WRITTEN INSTRUCTION – Of the lines in these entries, how many contain the string "this"? Give the number and nothing else.

++++ SUPPLIED DATA

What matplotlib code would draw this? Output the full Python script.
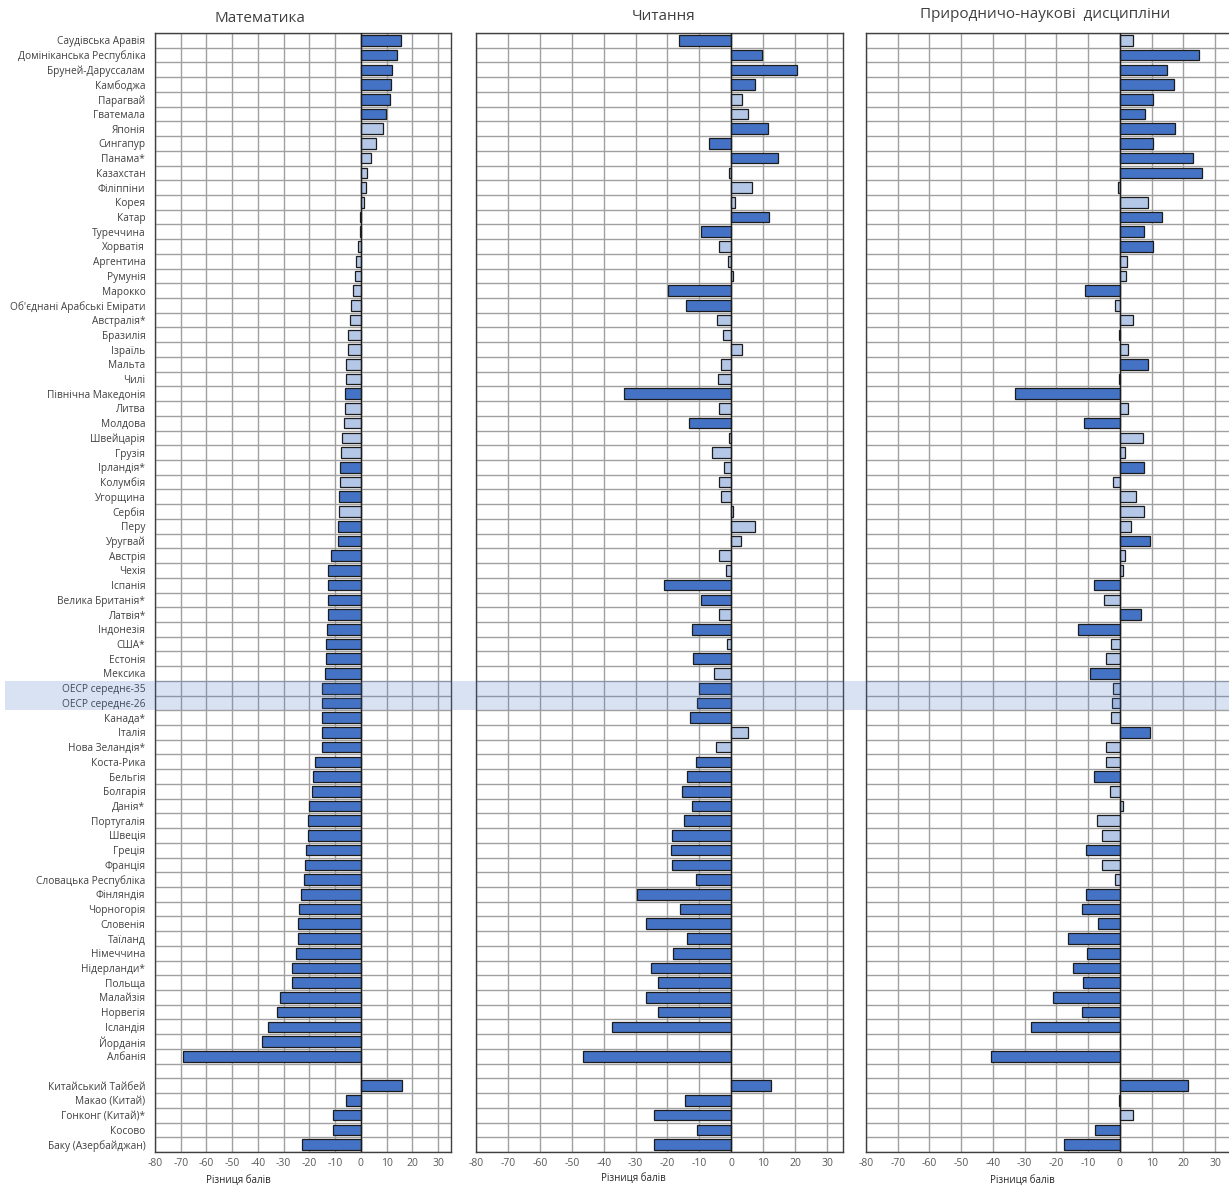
import numpy as np
import matplotlib
matplotlib.use("Agg")
import matplotlib.pyplot as plt
from matplotlib.patches import Rectangle

plt.rcParams["font.family"] = ["Open Sans", "DejaVu Sans"]

nan = np.nan

COUNTRIES = [
    "Саудівська Аравія", "Домініканська Республіка", "Бруней-Даруссалам", "Камбоджа",
    "Парагвай", "Гватемала", "Японія", "Сингапур", "Панама*", "Казахстан",
    "Філіппіни", "Корея", "Катар", "Туреччина", "Хорватія", "Аргентина", "Румунія",
    "Марокко", "Об'єднані Арабські Емірати", "Австралія*", "Бразилія", "Ізраїль",
    "Мальта", "Чилі", "Північна Македонія", "Литва", "Молдова", "Швейцарія", "Грузія",
    "Ірландія*", "Колумбія", "Угорщина", "Сербія", "Перу", "Уругвай", "Австрія",
    "Чехія", "Іспанія", "Велика Британія*", "Латвія*", "Індонезія", "США*", "Естонія",
    "Мексика", "ОЕСР середнє-35", "ОЕСР середнє-26", "Канада*", "Італія",
    "Нова Зеландія*", "Коста-Рика", "Бельгія", "Болгарія", "Данія*", "Португалія",
    "Швеція", "Греція", "Франція", "Словацька Республіка", "Фінляндія", "Чорногорія",
    "Словенія", "Таїланд", "Німеччина", "Нідерланди*", "Польща", "Малайзія",
    "Норвегія", "Ісландія", "Йорданія", "Албанія", "",
    "Китайський Тайбей", "Макао (Китай)", "Гонконг (Китай)*", "Косово",
    "Баку (Азербайджан)",
]

MATH = [
    15.6, 14.0, 12.0, 11.6, 11.3, 9.9, 8.7, 5.7, 3.9, 2.3,
    2.1, 1.3, -0.2, -0.2, -1.3, -1.8, -2.2, -3.0, -3.9, -4.3,
    -4.9, -5.2, -5.7, -5.7, -6.1, -6.1, -6.5, -7.3, -7.7, -8.2,
    -8.2, -8.4, -8.4, -8.8, -9.0, -11.7, -12.6, -12.6, -12.9, -12.9,
    -13.1, -13.5, -13.5, -13.9, -15.1, -15.1, -15.1, -15.3, -15.3, -17.8,
    -18.6, -19.0, -20.1, -20.6, -20.6, -21.3, -21.7, -22.2, -23.1, -24.0,
    -24.3, -24.5, -25.2, -26.8, -26.8, -31.4, -32.6, -36.1, -38.6, -69.2,
    nan, 16.1, -5.6, -10.8, -10.8, -22.7,
]
MATH_SIG = [
    1, 1, 1, 1, 1, 1, 0, 0, 0, 0,
    0, 0, 0, 0, 0, 0, 0, 0, 0, 0,
    0, 0, 0, 0, 1, 0, 0, 0, 0, 1,
    0, 1, 0, 1, 1, 1, 1, 1, 1, 1,
    1, 1, 1, 1, 1, 1, 1, 1, 1, 1,
    1, 1, 1, 1, 1, 1, 1, 1, 1, 1,
    1, 1, 1, 1, 1, 1, 1, 1, 1, 1,
    0, 1, 1, 1, 1, 1,
]

READ = [
    -16.4, 9.5, 20.7, 7.5, 3.3, 5.3, 11.5, -6.9, 14.7, -0.7,
    6.6, 1.1, 11.9, -9.6, -3.7, -1.0, 0.6, -19.8, -14.3, -4.5,
    -2.7, 3.2, -3.1, -4.3, -33.7, -4.0, -13.1, -0.7, -5.9, -2.2,
    -3.7, -3.1, 0.6, 7.5, 3.1, -4.0, -1.6, -21.1, -9.6, -4.0,
    -12.4, -1.4, -12.0, -5.3, -10.2, -10.7, -12.9, 5.3, -4.9, -11.1,
    -14.0, -15.5, -12.4, -14.9, -18.6, -18.9, -18.6, -11.1, -29.5, -16.0,
    -26.6, -14.0, -18.4, -25.3, -22.9, -26.6, -22.9, -37.5, nan, -46.4,
    nan, 12.4, -14.5, -24.3, -10.7, -24.1,
]
READ_SIG = [
    1, 1, 1, 1, 0, 0, 1, 1, 1, 0,
    0, 0, 1, 1, 0, 0, 0, 1, 1, 0,
    0, 0, 0, 0, 1, 0, 1, 0, 0, 0,
    0, 0, 0, 0, 0, 0, 0, 1, 1, 0,
    1, 0, 1, 0, 1, 1, 1, 0, 0, 1,
    1, 1, 1, 1, 1, 1, 1, 1, 1, 1,
    1, 1, 1, 1, 1, 1, 1, 1, 1, 1,
    0, 1, 1, 1, 1, 1,
]

SCI = [
    4.2, 24.8, 14.9, 16.9, 10.3, 8.0, 17.5, 10.5, 23.0, 25.9,
    -0.6, 9.0, 13.2, 7.7, 10.3, 2.2, 1.8, -10.9, -1.7, 4.2,
    -0.4, 2.7, 9.0, -0.2, -33.0, 2.4, -11.4, 7.3, 1.5, 7.7,
    -2.1, 5.1, 7.7, 3.6, 9.6, 1.5, 1.0, -8.1, -5.0, 6.6,
    -13.2, -2.8, -4.3, -9.3, -2.3, -2.6, -2.8, 9.4, -4.3, -4.5,
    -8.1, -3.1, 1.1, -7.1, -5.7, -10.7, -5.7, -1.7, -10.7, -12.0,
    -7.0, -16.5, -10.5, -14.8, -11.7, -21.0, -12.0, -28.0, nan, -40.5,
    nan, 21.6, -0.4, 4.0, -7.8, -17.5,
]
SCI_SIG = [
    0, 1, 1, 1, 1, 1, 1, 1, 1, 1,
    0, 0, 1, 1, 1, 0, 0, 1, 0, 0,
    1, 0, 1, 1, 1, 0, 1, 0, 0, 1,
    0, 0, 0, 0, 1, 0, 0, 1, 0, 1,
    1, 0, 0, 1, 0, 0, 0, 1, 0, 0,
    1, 0, 0, 0, 0, 1, 0, 0, 1, 1,
    1, 1, 1, 1, 1, 1, 1, 1, 1, 1,
    0, 1, 1, 0, 1, 1,
]

PANELS = [
    ("Математика", MATH, MATH_SIG),
    ("Читання", READ, READ_SIG),
    ("Природничо-наукові  дисципліни", SCI, SCI_SIG),
]
XTICKS = list(range(-80, 31, 10))
XLABEL = "Різниця балів"
OECD_ROWS = ["ОЕСР середнє-35", "ОЕСР середнє-26"]

DARK = "#4472c4"
LIGHT = "#b4c7e7"
GRID = "#a0a0a0"

W, H = 1229, 1186
fig = plt.figure(figsize=(W / 100, H / 100), dpi=100)

# pixel boxes of the three panels (left, width) and title/xlabel anchors
boxes = [(155, 296), (476, 367), (866, 365)]
title_pos = [(260, 18), (664, 16), (1045, 14)]
xlab_pos = [(238, 1180), (633, 1178), (1022, 1180)]
top, bottom = 33, 1152

n = len(COUNTRIES)
ypos = np.arange(n)

for k, (title, vals, sig) in enumerate(PANELS):
    left, width = boxes[k]
    ax = fig.add_axes([left / W, 1 - bottom / H, width / W, (bottom - top) / H])
    vals = np.array(vals, dtype=float)
    colors = [DARK if s else LIGHT for s in sig]
    ax.barh(ypos, np.nan_to_num(vals), height=0.72, color=colors,
            edgecolor="#1c1c1c", linewidth=0.9, zorder=3)

    ax.set_xlim(-80, 35)
    ax.set_ylim(n - 0.5, -0.5)
    ax.set_xticks(XTICKS)
    ax.set_xticklabels([str(t) for t in XTICKS], fontsize=7.5, color="#595959")
    ax.set_yticks(np.arange(n + 1) - 0.5, minor=True)
    if k == 0:
        ax.set_yticks(ypos)
        ax.set_yticklabels(COUNTRIES, fontsize=7.3, color="#404040")
    else:
        ax.set_yticks([])
    ax.tick_params(axis="both", which="both", length=0)
    ax.tick_params(axis="y", pad=7)
    ax.tick_params(axis="x", pad=4)
    ax.grid(axis="x", which="major", color=GRID, linewidth=1, zorder=0)
    ax.grid(axis="y", which="minor", color=GRID, linewidth=1, zorder=0)
    ax.axvline(0, color="#1c1c1c", linewidth=1, zorder=4)
    for sp in ax.spines.values():
        sp.set_color("#404040")
        sp.set_linewidth(1)

    fig.text(title_pos[k][0] / W, 1 - title_pos[k][1] / H, title,
             ha="center", va="center", fontsize=11, color="#404040")
    fig.text(xlab_pos[k][0] / W, 1 - xlab_pos[k][1] / H, XLABEL,
             ha="center", va="center", fontsize=7, color="#262626")

# highlight band over the OECD average rows
i0 = COUNTRIES.index(OECD_ROWS[0])
row_h = (bottom - top) / n
y_top = top + i0 * row_h
band = Rectangle((5 / W, 1 - (y_top + 2 * row_h) / H), (W - 5) / W, 2 * row_h / H,
                 transform=fig.transFigure, facecolor=DARK, alpha=0.2,
                 edgecolor="none", zorder=10)
fig.patches.append(band)

fig.savefig("out.png", dpi=100)
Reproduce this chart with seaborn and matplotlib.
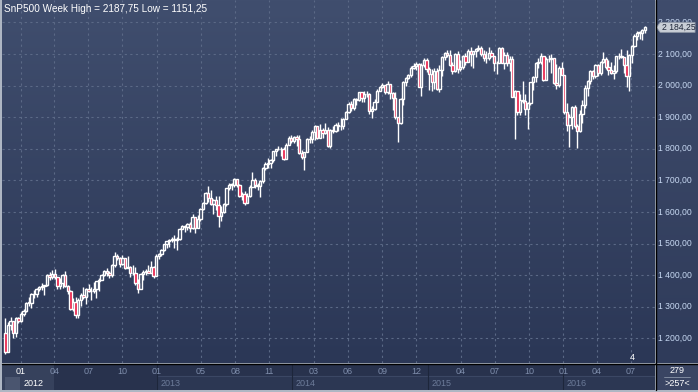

++++++++

THE OUTPUT – 2